▶ [WHAT IS REQUIRED]:
Output the material word for word. Leave each picture out.

--- begin ---

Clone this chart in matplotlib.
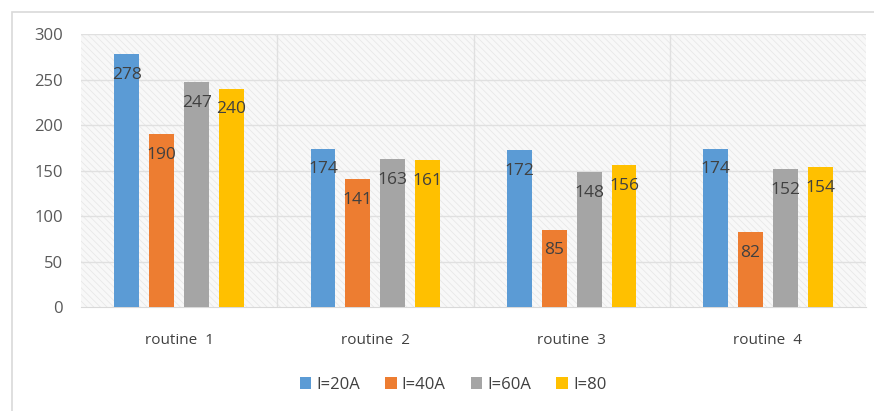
import numpy as np
import matplotlib.pyplot as plt
from matplotlib.patches import Rectangle

plt.rcParams['font.family'] = ['Open Sans', 'DejaVu Sans']
plt.rcParams['hatch.linewidth'] = 0.5
plt.rcParams['hatch.color'] = '#e2e2e2'

categories = ['routine  1', 'routine  2', 'routine  3', 'routine  4']
series_names = ['I=20A', 'I=40A', 'I=60A', 'I=80']
i20 = [278, 174, 172, 174]
i40 = [190, 141, 85, 82]
i60 = [247, 163, 148, 152]
i80 = [240, 161, 156, 154]
colors = ['#5B9BD5', '#ED7D31', '#A5A5A5', '#FFC000']

fig = plt.figure(figsize=(8.74, 4.11), dpi=100)
# outer chart frame
fig.patches.append(Rectangle((12 / 874, -0.01), 1.0, 1 - 12 / 411 + 0.01,
                             transform=fig.transFigure, fill=False,
                             edgecolor='#d9d9d9', lw=1.2))

ax = fig.add_axes([81 / 874, 1 - 307 / 411, (866 - 81) / 874, (307 - 34) / 411])

# hatched plot background
ax.add_patch(Rectangle((-0.5, 0), 4, 300, facecolor='#f8f8f8', edgecolor='#e6e6e6',
                       hatch='\\\\\\\\\\', lw=0, zorder=0))

x = np.arange(len(categories))
width = 0.127
pitch = 0.178
for i, (vals, c, name) in enumerate(zip([i20, i40, i60, i80], colors, series_names)):
    xs = x + (i - 1.5) * pitch
    ax.bar(xs, vals, width=width, color=c, label=name, zorder=3)
    for xx, v in zip(xs, vals):
        ax.annotate(str(v), (xx, v), xytext=(0, -15), textcoords='offset points',
                    ha='center', va='center', fontsize=12.5, color='#404040', zorder=4)

ax.set_xlim(-0.5, 3.5)
ax.set_ylim(0, 300)
ax.set_yticks(range(0, 301, 50))
for y in range(50, 301, 50):
    ax.axhline(y, color='#e0e0e0', lw=1, zorder=1)
for b in [0.5, 1.5, 2.5]:
    ax.axvline(b, color='#e0e0e0', lw=1, zorder=1)

ax.set_xticks(x)
ax.set_xticklabels(categories)
ax.tick_params(axis='x', length=0, pad=19, labelsize=11, labelcolor='#404040')
ax.tick_params(axis='y', length=0, pad=13, labelsize=12, labelcolor='#595959')
for s in ['top', 'right', 'left']:
    ax.spines[s].set_visible(False)
ax.spines['bottom'].set_color('#d9d9d9')

ax.legend(loc='center', bbox_to_anchor=(453 / 874, 1 - 385 / 411),
          bbox_transform=fig.transFigure, ncol=4, frameon=False, fontsize=12,
          handlelength=0.7, handleheight=0.7, handletextpad=0.3, columnspacing=1.5,
          labelcolor='#404040')

plt.savefig('out.png', dpi=100)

--- end ---

▶ [ANSWER TO THE EXERCISE]:
Clone this chart in matplotlib.
import numpy as np
import matplotlib.pyplot as plt
from matplotlib.patches import Rectangle

plt.rcParams['font.family'] = ['Open Sans', 'DejaVu Sans']
plt.rcParams['hatch.linewidth'] = 0.5
plt.rcParams['hatch.color'] = '#e2e2e2'

categories = ['routine  1', 'routine  2', 'routine  3', 'routine  4']
series_names = ['I=20A', 'I=40A', 'I=60A', 'I=80']
i20 = [278, 174, 172, 174]
i40 = [190, 141, 85, 82]
i60 = [247, 163, 148, 152]
i80 = [240, 161, 156, 154]
colors = ['#5B9BD5', '#ED7D31', '#A5A5A5', '#FFC000']

fig = plt.figure(figsize=(8.74, 4.11), dpi=100)
# outer chart frame
fig.patches.append(Rectangle((12 / 874, -0.01), 1.0, 1 - 12 / 411 + 0.01,
                             transform=fig.transFigure, fill=False,
                             edgecolor='#d9d9d9', lw=1.2))

ax = fig.add_axes([81 / 874, 1 - 307 / 411, (866 - 81) / 874, (307 - 34) / 411])

# hatched plot background
ax.add_patch(Rectangle((-0.5, 0), 4, 300, facecolor='#f8f8f8', edgecolor='#e6e6e6',
                       hatch='\\\\\\\\\\', lw=0, zorder=0))

x = np.arange(len(categories))
width = 0.127
pitch = 0.178
for i, (vals, c, name) in enumerate(zip([i20, i40, i60, i80], colors, series_names)):
    xs = x + (i - 1.5) * pitch
    ax.bar(xs, vals, width=width, color=c, label=name, zorder=3)
    for xx, v in zip(xs, vals):
        ax.annotate(str(v), (xx, v), xytext=(0, -15), textcoords='offset points',
                    ha='center', va='center', fontsize=12.5, color='#404040', zorder=4)

ax.set_xlim(-0.5, 3.5)
ax.set_ylim(0, 300)
ax.set_yticks(range(0, 301, 50))
for y in range(50, 301, 50):
    ax.axhline(y, color='#e0e0e0', lw=1, zorder=1)
for b in [0.5, 1.5, 2.5]:
    ax.axvline(b, color='#e0e0e0', lw=1, zorder=1)

ax.set_xticks(x)
ax.set_xticklabels(categories)
ax.tick_params(axis='x', length=0, pad=19, labelsize=11, labelcolor='#404040')
ax.tick_params(axis='y', length=0, pad=13, labelsize=12, labelcolor='#595959')
for s in ['top', 'right', 'left']:
    ax.spines[s].set_visible(False)
ax.spines['bottom'].set_color('#d9d9d9')

ax.legend(loc='center', bbox_to_anchor=(453 / 874, 1 - 385 / 411),
          bbox_transform=fig.transFigure, ncol=4, frameon=False, fontsize=12,
          handlelength=0.7, handleheight=0.7, handletextpad=0.3, columnspacing=1.5,
          labelcolor='#404040')

plt.savefig('out.png', dpi=100)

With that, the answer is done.